## WRITTEN INSTRUCTION
Report how many lines contain "source"; state the number and nothing else.
— Start INPUT DATA —
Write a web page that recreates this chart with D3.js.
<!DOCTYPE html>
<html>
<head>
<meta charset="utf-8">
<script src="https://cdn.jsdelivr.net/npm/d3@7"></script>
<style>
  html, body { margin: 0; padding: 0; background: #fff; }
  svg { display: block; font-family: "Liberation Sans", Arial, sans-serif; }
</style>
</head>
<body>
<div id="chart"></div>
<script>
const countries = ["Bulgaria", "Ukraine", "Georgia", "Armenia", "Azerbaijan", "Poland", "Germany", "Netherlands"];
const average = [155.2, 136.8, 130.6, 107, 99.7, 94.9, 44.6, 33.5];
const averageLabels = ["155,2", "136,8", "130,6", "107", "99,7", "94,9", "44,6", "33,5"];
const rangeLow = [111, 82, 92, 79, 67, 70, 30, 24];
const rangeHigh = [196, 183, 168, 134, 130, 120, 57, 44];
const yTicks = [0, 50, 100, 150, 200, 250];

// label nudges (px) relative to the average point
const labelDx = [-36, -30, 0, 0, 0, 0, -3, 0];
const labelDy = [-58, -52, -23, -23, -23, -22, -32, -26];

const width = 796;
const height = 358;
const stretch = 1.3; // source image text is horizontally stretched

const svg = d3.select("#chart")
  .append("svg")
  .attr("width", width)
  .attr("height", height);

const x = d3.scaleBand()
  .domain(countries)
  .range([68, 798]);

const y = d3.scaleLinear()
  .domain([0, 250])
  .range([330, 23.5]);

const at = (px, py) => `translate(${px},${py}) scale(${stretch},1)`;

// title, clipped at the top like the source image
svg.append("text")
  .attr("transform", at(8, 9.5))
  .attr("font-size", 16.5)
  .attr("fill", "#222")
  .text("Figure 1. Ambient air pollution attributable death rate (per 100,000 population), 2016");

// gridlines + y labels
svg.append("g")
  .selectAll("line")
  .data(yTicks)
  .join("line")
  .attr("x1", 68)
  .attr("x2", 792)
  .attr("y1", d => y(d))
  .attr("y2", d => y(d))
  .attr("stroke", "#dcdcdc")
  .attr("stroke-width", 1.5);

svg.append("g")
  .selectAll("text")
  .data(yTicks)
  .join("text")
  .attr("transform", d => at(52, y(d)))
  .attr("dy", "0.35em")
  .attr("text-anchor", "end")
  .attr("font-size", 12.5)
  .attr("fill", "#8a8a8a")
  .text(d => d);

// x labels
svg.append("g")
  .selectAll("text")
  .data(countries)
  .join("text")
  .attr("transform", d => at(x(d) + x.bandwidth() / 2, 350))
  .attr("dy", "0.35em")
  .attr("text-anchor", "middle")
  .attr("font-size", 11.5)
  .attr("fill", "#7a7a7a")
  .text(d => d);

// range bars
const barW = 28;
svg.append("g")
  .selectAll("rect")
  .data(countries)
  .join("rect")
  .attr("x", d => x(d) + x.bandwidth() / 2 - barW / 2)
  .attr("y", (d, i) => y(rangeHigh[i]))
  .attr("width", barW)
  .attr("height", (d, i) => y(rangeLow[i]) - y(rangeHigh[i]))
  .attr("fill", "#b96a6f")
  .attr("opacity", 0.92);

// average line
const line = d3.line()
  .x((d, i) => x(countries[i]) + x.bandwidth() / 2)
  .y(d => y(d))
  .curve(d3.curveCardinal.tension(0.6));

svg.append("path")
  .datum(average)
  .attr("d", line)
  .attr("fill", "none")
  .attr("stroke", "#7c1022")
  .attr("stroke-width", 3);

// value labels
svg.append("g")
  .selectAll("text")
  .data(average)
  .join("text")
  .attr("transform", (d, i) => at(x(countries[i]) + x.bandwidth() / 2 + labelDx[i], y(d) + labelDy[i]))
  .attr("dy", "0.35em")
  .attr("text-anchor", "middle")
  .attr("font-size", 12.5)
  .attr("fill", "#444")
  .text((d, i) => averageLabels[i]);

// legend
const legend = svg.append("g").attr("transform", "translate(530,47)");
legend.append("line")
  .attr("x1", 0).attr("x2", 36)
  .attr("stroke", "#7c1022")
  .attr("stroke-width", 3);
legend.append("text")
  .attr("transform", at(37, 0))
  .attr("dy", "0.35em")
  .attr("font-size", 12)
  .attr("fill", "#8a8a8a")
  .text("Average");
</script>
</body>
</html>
— End INPUT DATA —
— Start INPUT DATA —
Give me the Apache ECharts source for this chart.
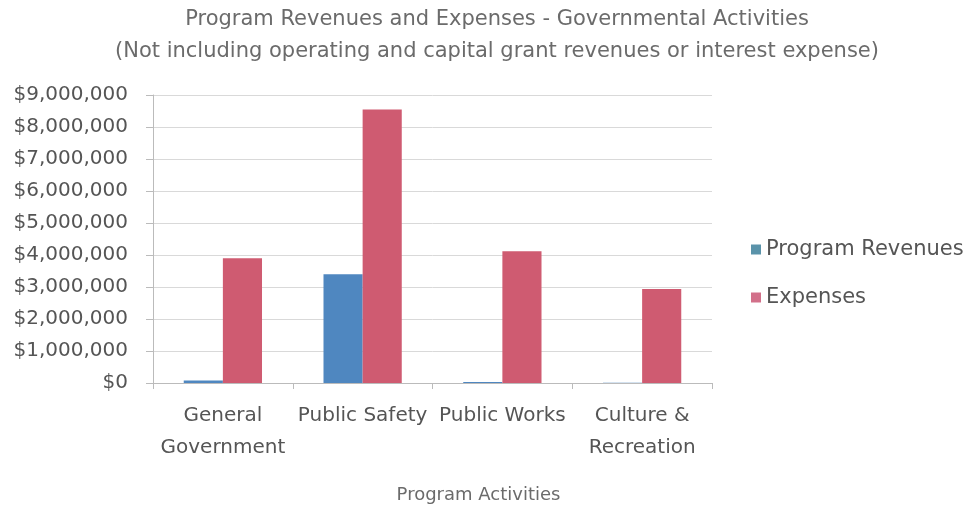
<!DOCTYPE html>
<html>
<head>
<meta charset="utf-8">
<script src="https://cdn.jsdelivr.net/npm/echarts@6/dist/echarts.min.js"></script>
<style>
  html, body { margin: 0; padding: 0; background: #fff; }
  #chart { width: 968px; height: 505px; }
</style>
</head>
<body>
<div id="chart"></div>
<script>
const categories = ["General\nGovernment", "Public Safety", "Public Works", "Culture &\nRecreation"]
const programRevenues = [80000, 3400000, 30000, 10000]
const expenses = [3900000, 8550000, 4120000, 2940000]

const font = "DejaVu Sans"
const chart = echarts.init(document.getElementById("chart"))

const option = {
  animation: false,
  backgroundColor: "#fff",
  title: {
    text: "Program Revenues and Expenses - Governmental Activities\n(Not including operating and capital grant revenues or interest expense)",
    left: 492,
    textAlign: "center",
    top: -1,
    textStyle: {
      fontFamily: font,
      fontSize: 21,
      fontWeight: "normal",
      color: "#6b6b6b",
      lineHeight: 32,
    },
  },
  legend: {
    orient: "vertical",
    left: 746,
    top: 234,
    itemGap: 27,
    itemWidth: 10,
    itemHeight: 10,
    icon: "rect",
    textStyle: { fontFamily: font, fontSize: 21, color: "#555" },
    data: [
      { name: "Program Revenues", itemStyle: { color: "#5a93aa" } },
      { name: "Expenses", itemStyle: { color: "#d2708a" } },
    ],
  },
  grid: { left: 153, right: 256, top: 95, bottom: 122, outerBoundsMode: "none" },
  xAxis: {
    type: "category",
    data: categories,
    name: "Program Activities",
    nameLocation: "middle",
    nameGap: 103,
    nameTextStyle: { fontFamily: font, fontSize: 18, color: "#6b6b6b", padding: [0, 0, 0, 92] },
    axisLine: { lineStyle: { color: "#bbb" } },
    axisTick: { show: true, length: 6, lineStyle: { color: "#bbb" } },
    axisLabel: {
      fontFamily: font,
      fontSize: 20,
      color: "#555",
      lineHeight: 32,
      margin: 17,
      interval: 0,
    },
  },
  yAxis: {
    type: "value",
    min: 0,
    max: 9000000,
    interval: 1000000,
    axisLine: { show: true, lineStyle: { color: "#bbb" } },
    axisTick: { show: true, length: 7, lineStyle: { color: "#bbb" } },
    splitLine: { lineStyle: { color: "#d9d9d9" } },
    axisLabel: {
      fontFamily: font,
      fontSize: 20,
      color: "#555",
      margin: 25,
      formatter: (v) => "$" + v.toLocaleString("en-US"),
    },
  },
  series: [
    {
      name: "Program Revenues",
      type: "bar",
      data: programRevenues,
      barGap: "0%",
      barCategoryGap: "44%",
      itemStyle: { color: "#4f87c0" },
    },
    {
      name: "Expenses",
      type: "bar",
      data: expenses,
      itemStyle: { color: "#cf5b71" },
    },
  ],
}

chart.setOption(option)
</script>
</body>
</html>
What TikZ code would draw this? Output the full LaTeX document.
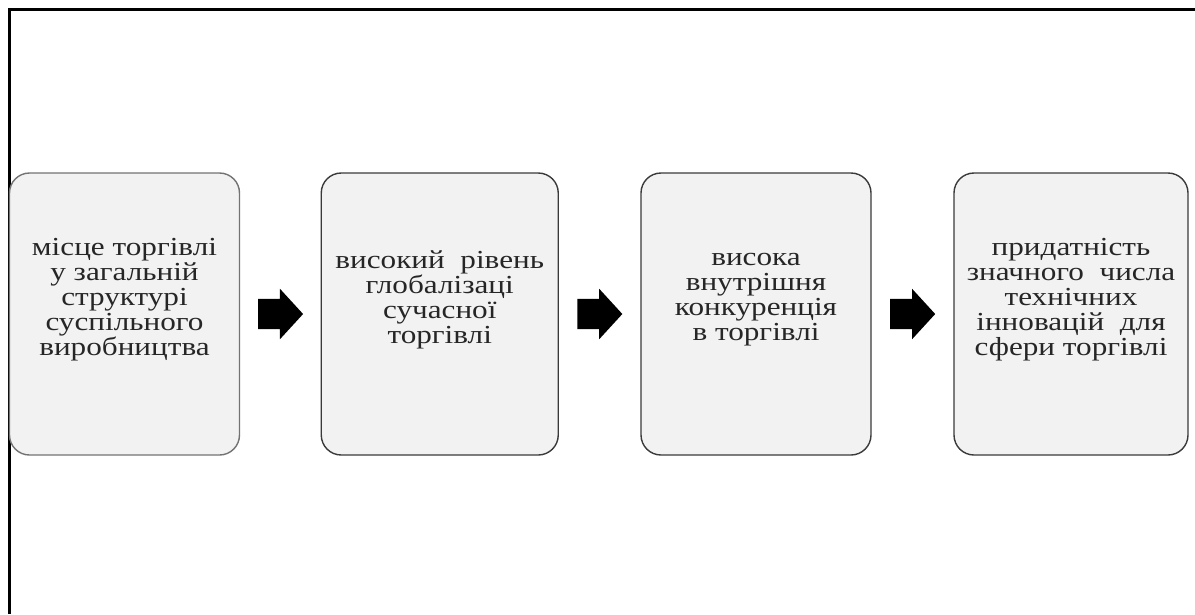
— End INPUT DATA —
— Start INPUT DATA —
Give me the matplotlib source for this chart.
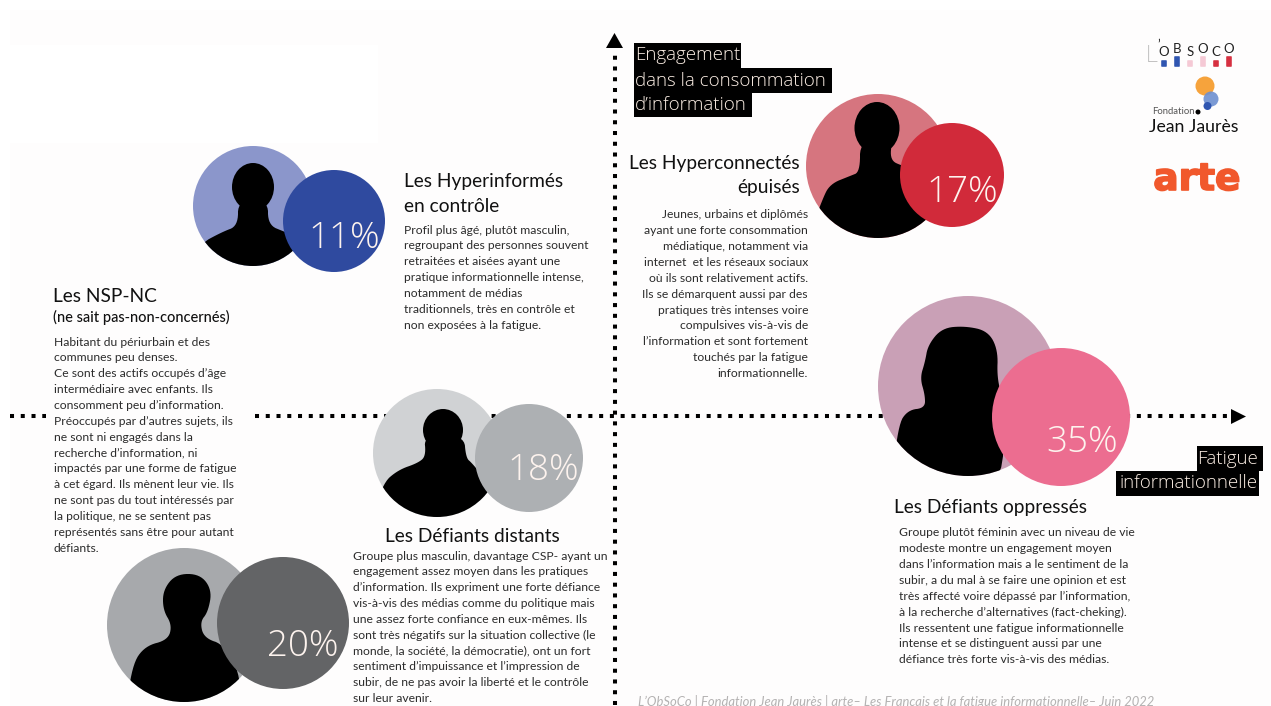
— End INPUT DATA —
## TASK SOLUTION
4